Many businesses want to climb onto the “green” bandwagon. It's a pretty lucrative one, after all because businesses that claim to be “green” can oftentimes charge a premium price for their eco-friendly practices. In the roofing industry, one way that roofers promote their “green-ness” is by saying that they recycle shingles. Recycling shingles is a great idea! It prevents tons of slowly-decaying material from end-ing up in the landfills. It turns an otherwise useless waste product into to road-base, trail-base, and playground surfaces. I'm all for recycling shingles.
The problem is that it is against the State of Colorado's policy. Sorry... no “green” roofing in Colorful Colorado.
Shingles NOT Recyclable In Colorado
Prior to September, 2015 Homestead Roofing, and dozens of other local roofing contractors used a shingle recycling facility on the east side of town, just off Marksheffel Rd. It was a great situation because it kept the cost for shingle disposal really low compared to taking it all to the dump. The added benefit was that it prevented all that asphalt and tar from being left for several future generations to have to live with or on top of. Then we got word that the facility that processed these waste shingles was not allowed to accept any more material. We had to return to taking everything to the landfill and our prices for disposal tripled or quadrupled! What happened? Why were we not able to recycle them any more?
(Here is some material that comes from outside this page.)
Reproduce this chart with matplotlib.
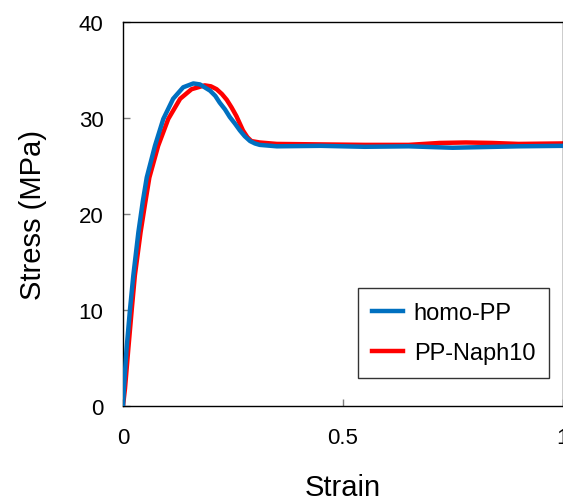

On September 10, 2015 The Colorado Department of Public Health and Environment adopted a policy that states that asphalt roofing shingles are no longer considered a recyclable material in Colorado. Recycling is permitted in other states, but not in Colorado. Their reasoning was actually pretty sound. 2014 saw 107,000 tons of waste asphalt shingles sitting at registered recycling facilities throughout the state. Of that 107,000 tons, only 15 tons were actually recycled. The number was so low because there just wasn't enough demand for the recycled material. Since only one one-hundredth of one percent of waste shingles were actually being recycled, the State decided that posed an environmental risk and revoked the recycling of shingles.
The State continued to allow existing facilities (such as the one pictured) which had material to continue to recycle them, but they were not allowed to receive any more shingles as of September 10, 2015. No facilities were able to receive new permits for recycling after that date.
What This Means To Homeowners
Believe it or not, this actually has a bearing on Colorado homeowners – aside from the fact that there are thousands of tons of asphalt being buried in your “backyard,” polluting the environment and potentially the ground water. We recently saw an ad in a direct mail piece from a competing roofer that promoted the fact that they recycle their shingles and called themselves “Green.” Any company, however, that claims that they can recycle shingles is either making a false claim or is using a non-permitted facility.
Beware of roofing contractors, especially the door-to-door canvassers, who claim to be “green” by recycling shingles. They are probably just pulling the wool over your eyes so they can separate you from some of your “green.”